La Révolution française éclate alors que le débat sur les mérites respectifs des grands hommes et des héros tournait à l’avantage des premiers. En effet, les philosophes des Lumières avaient achevé de disqualifier les "saccageurs de province", pour reprendre la formule de Voltaire, au profit de figures socialement plus utiles, car plus pacifiques et plus constructives. Pourtant, les bouleversements politiques que 1789 inaugure, réhabilitent un héroïsme politique et militaire qui cherche à concilier les nouvelles valeurs méritocratiques, démocratiques et laïques avec les traditions du martyre et l’héritage littéraire des humanités.
Le héros révolutionnaire
Le discours sur les grands morts s’est laïcisé au XVIII
e siècle en passant de l’oraison funèbre, tournée vers un passé aux traditions chrétiennes, à l’éloge célébrant les grands hommes de la nation en construction.

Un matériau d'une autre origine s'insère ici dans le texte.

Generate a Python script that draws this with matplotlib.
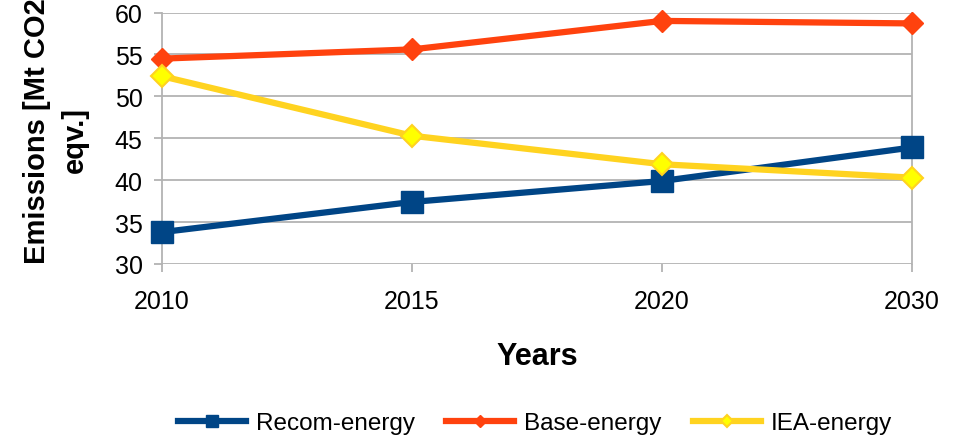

Le Panthéon, qui devait initialement accueillir la châsse de sainte Geneviève, patronne de Paris, devient en 1791 un temple destiné à célébrer les grands hommes vertueux. Le débat sur la définition du grand homme et, subséquemment, celle du héros, devient une passion nationale dès lors jamais démentie. La Révolution permet aux hommes politiques, représentants de la nation, de prendre le relais des écrivains pour juger de la grandeur d’un individu et de son éventuelle entrée dans le temple laïc. Les urgences politiques de la période et les volontés d’instrumentalisation furent parfois incompatibles avec la sérénité et la distance nécessaires pour procéder à ces choix. Si des philosophes comme Voltaire ou Rousseau ne suscitèrent guère de controverse, la Convention décida par exemple d’expulser du Panthéon les cendres de Mirabeau, devenues indésirables après la découverte de sa correspondance secrète avec Louis XVI, et d’y installer Marat. Moins de cinq mois après, le 14 février 1795, la même assemblée décidait de l’expulser à son tour.